You mean that only new connections would be overflowed to next WAN once the
limit was reached?

Yes. Except for the feature where it can be configured to terminate sessions, when WAN1 is “back up”. Not sure if that is only available for “HTTPS Persistence” though.

Personally I have a much bigger problem with NOT getting new (download) sessions on WAN2 if WAN1 upload is saturated (because it is an ADSL there is no download, if all upload is being used). I asked about that in a separate thread.

Thanks Dennis your explanation makes sense.

Dennis, how do you set your upper limit?

I have the capacities of the WAN connections set under each WAN connection. Actually set quite a bit low for both upload and download. Something like 70% of nominal capacity.

I thought about that!
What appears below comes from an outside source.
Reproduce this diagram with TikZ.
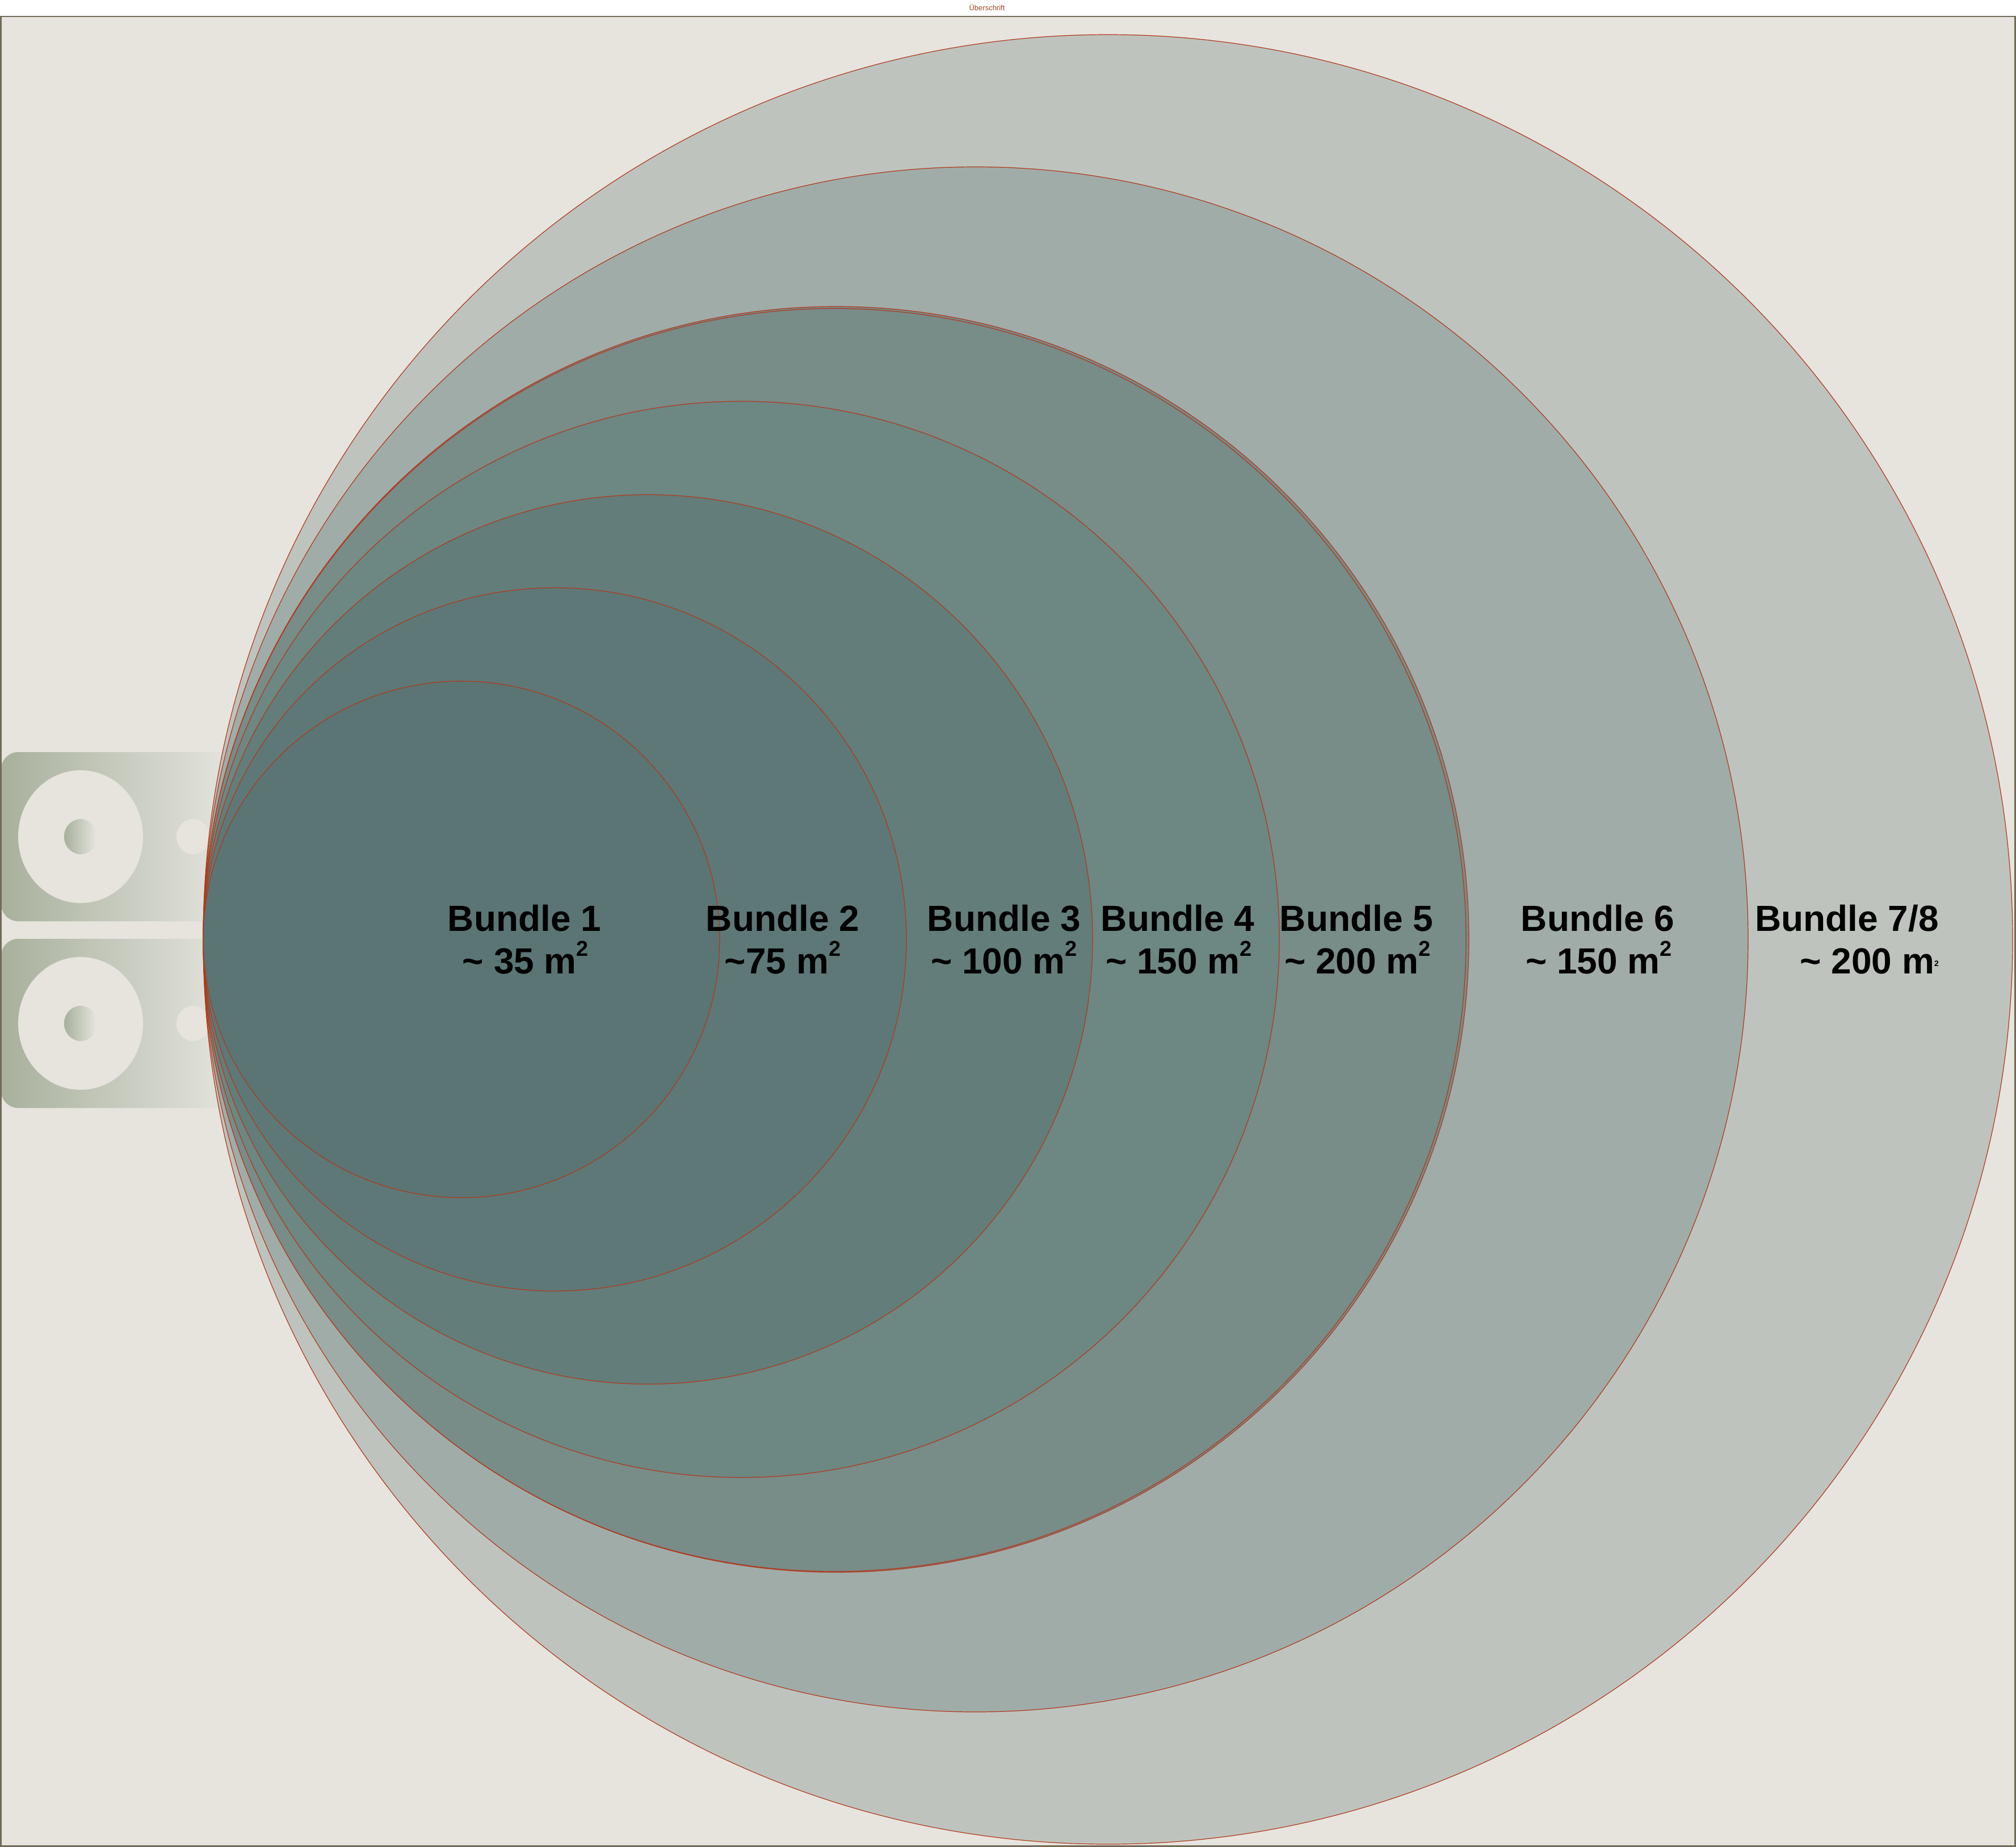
\documentclass[tikz,border=0pt]{standalone}
\usepackage{fontspec}
\setmainfont{Liberation Sans}
\definecolor{bgc}{HTML}{E6E4DD}
\definecolor{framec}{HTML}{736A58}
\definecolor{edgec}{HTML}{B0391C}
\definecolor{titlec}{HTML}{A8482A}
\definecolor{spkL}{HTML}{A8B09C}
\definecolor{spkR}{HTML}{E6E6E0}
\definecolor{ring}{HTML}{E6E4DD}
\definecolor{cA}{HTML}{5A7574}
\definecolor{cB}{HTML}{5E7877}
\definecolor{cC}{HTML}{637D7A}
\definecolor{cD}{HTML}{6D8783}
\definecolor{cE}{HTML}{788C88}
\definecolor{cF}{HTML}{A0ACA8}
\definecolor{cG}{HTML}{BEC4BD}
\newcommand{\sqm}{m\raisebox{31pt}{\fontsize{38}{38}\selectfont 2}}
\tikzset{
  zone/.style={draw=edgec, line width=1.2pt},
  lbl/.style={font=\bfseries\fontsize{64}{75}\selectfont, inner sep=0pt, anchor=base, text=black},
  lblr/.style={lbl, anchor=base east},
  spkbox/.style={left color=spkL, right color=spkR, rounded corners=30pt},
  spkring/.style={fill=ring},
  spkcone/.style={left color=spkL, right color=spkR},
  spkdot/.style={fill=ring}
}
\begin{document}
\begin{tikzpicture}[x=1pt,y=-1pt]
\useasboundingbox (0,0) rectangle (3552,3254);
\fill[white] (0,0) rectangle (3552,3254);
\fill[bgc] (1.5,29) rectangle (3550.5,3252.5);
\node[font=\fontsize{13}{15}\selectfont, text=titlec, inner sep=0pt] (title) at (1739,13) {Überschrift};
% speakers
\foreach \cy in {1474,1803} {
  \shade[spkbox] (2,\cy-149) rectangle (420,\cy+149);
  \fill[spkring] (142,\cy) ellipse [x radius=110, y radius=117];
  \shade[spkcone] (142,\cy) ellipse [x radius=29, y radius=31];
  \fill[spkdot] (340,\cy) ellipse [x radius=29, y radius=31];
}
% circles, largest first
\filldraw[zone, fill=cG] (1952,1655) circle [radius=1594];
\filldraw[zone, fill=cF] (1719,1655) circle [radius=1361];
\filldraw[zone, fill=cE] (1473,1655) circle [radius=1115];
\filldraw[zone, fill=cE] (1470.5,1656) circle [radius=1112.5];
\filldraw[zone, fill=cD] (1306,1655) circle [radius=948];
\filldraw[zone, fill=cC] (1141.5,1655) circle [radius=783.5];
\filldraw[zone, fill=cB] (977.5,1655) circle [radius=619.5];
\filldraw[zone, fill=cA] (813,1655) circle [radius=455];
% frame
\draw[framec, line width=2.5pt] (1.5,29) rectangle (3550.5,3252.5);
% labels
\node[lbl] (b1a) at (924,1640) {Bundle 1};
\node[lbl] (b1b) at (926,1715) {\textasciitilde\ 35 \sqm};
\node[lbl] (b2a) at (1379,1640) {Bundle 2};
\node[lbl] (b2b) at (1379,1715) {\textasciitilde75 \sqm};
\node[lbl] (b3a) at (1769,1640) {Bundle 3};
\node[lbl] (b3b) at (1769,1715) {\textasciitilde\ 100 \sqm};
\node[lbl] (b4a) at (2075,1640) {Bundle 4};
\node[lbl] (b4b) at (2077,1715) {\textasciitilde\ 150 \sqm};
\node[lbl] (b5a) at (2390,1640) {Bundle 5};
\node[lbl] (b5b) at (2392,1715) {\textasciitilde\ 200 \sqm};
\node[lbl] (b6a) at (2815,1640) {Bundle 6};
\node[lbl] (b6b) at (2817,1715) {\textasciitilde\ 150 \sqm};
\node[lblr] (b7a) at (3416,1640) {Bundle 7/8};
\node[lblr] (b7b) at (3416,1715) {\textasciitilde\ 200 m\raisebox{13pt}{\fontsize{14}{14}\selectfont 2}};
\end{tikzpicture}
\end{document}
Because recently I was noticing that often two or
more users where trapped into the main WAN instead of overflowing, and I
was suspecting that it could be due to the fact that the closer the
limit to the actual max-bandwidth and less chances are that users will
overflow. For example we are using an amazing professional grade SHDSL 4/4

  • a consumer grade LTE 45/45 + a poor quality sat 16/16.

The 4Mb/s line doesn’t reach more than 3900Kbps so I’ve set the cap to
3800, but it would overflow only when a user is flooding traffic (rare).
Today I have lowered the limit ti 3700kbps and it seems overflowing more
often than before, but I may lower this more, according to your input.

30% of 3900 would be about 2700kbps…

Your thoughts?

Yes, I think it is more or less a matter of statistics. A single session with a fast server would be able to saturate the 4 mbit/s, so even a single session can be limited.

My roughly 70% are more or less picked by random by me.